Obama reiterated his position that government policies must be subordinated to the profit interests of private corporations. “We are not going to be able through government spending to replace business investment,” he said. “The most important thing we can do is create an environment in which business investment is triggered,” he added.

The board, which is dominated by corporate executives, agreed wholeheartedly, stressing the need to increase US exports as a percentage of the gross domestic product.

How is this to be accomplished? Precisely by permanently reducing the wages of American workers and increasing labor productivity. In other words, by driving up the rate of exploitation of the working class to levels not seen since the 1930s.

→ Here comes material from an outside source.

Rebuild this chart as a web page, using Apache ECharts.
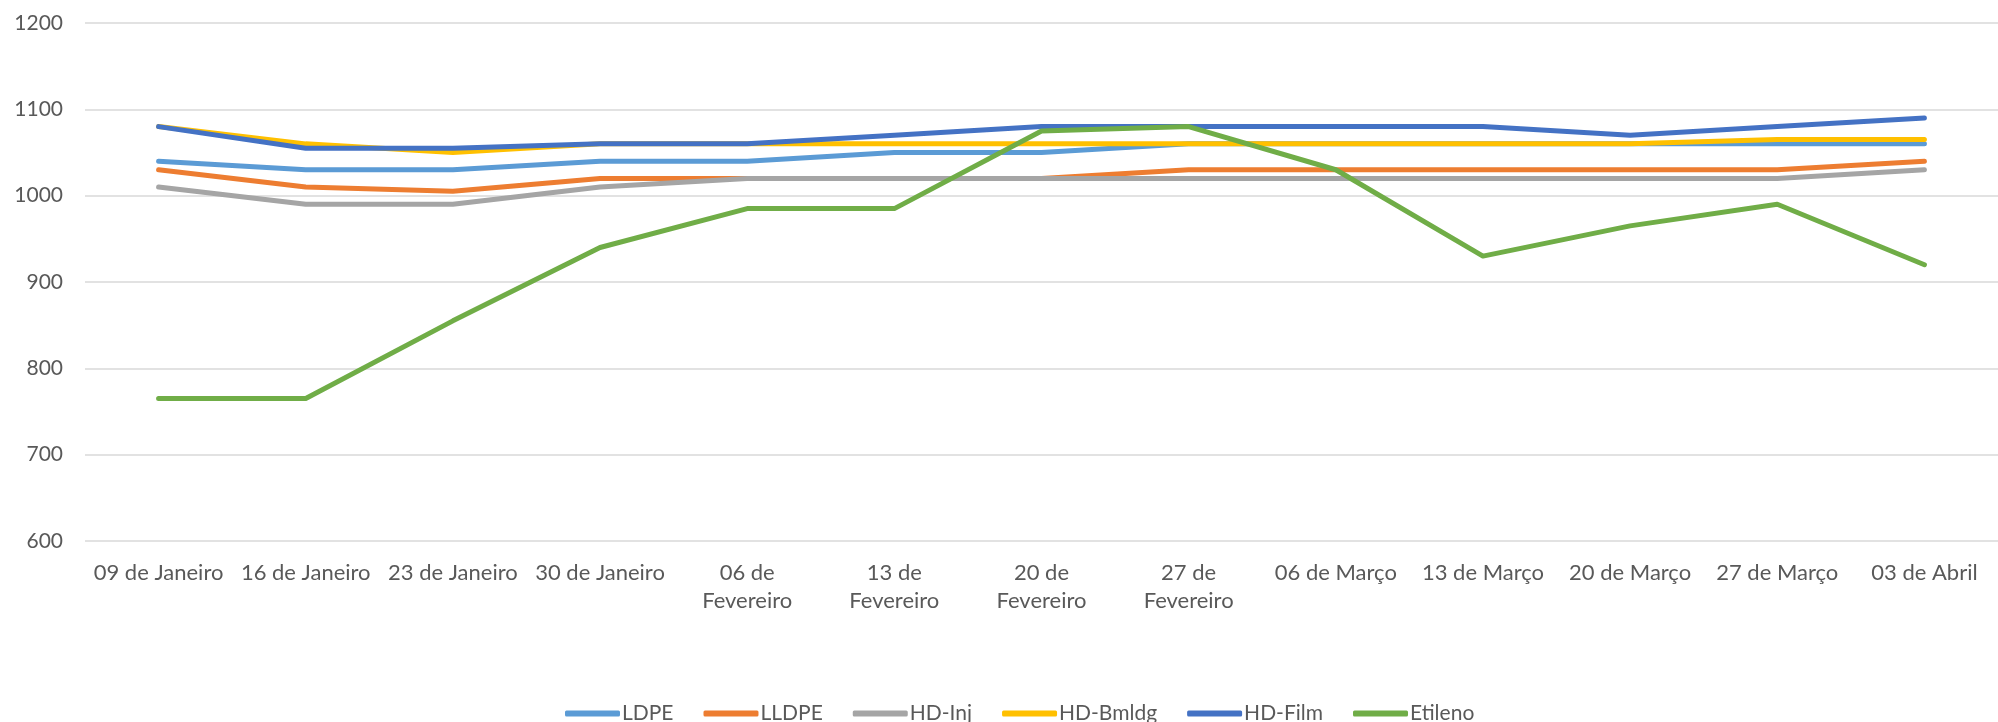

The basic “recovery” strategy of the American corporate elite and the Obama administration is to make the United States a cheap labor center for exports to the world market, bringing the wages and conditions of American workers more in line with those of super-exploited workers in China, India and other “developing” countries.

It is no accident that the chairman of Obama’s Economic Recovery Advisory Board is Paul Volcker. He is an old hand at waging class war against the American working class.

Appointed chairman of the Federal Reserve by President Jimmy Carter in 1979, Volcker tackled double-digit inflation by raising interest rates to more than 20 percent, deliberately precipitating a deep recession. Plant closures and mass layoffs, combined with government-backed union-busting and the betrayal of strike struggles by the trade union bureaucracy, were employed to impose sweeping wage concessions on the working class.

As Fed chairman under Ronald Reagan, Volcker oversaw the systematic dismantling of regulations on the banks and corporations and a vast growth of social inequality. This process has continued under Democratic as well as Republican administrations, and is being intensified under Obama.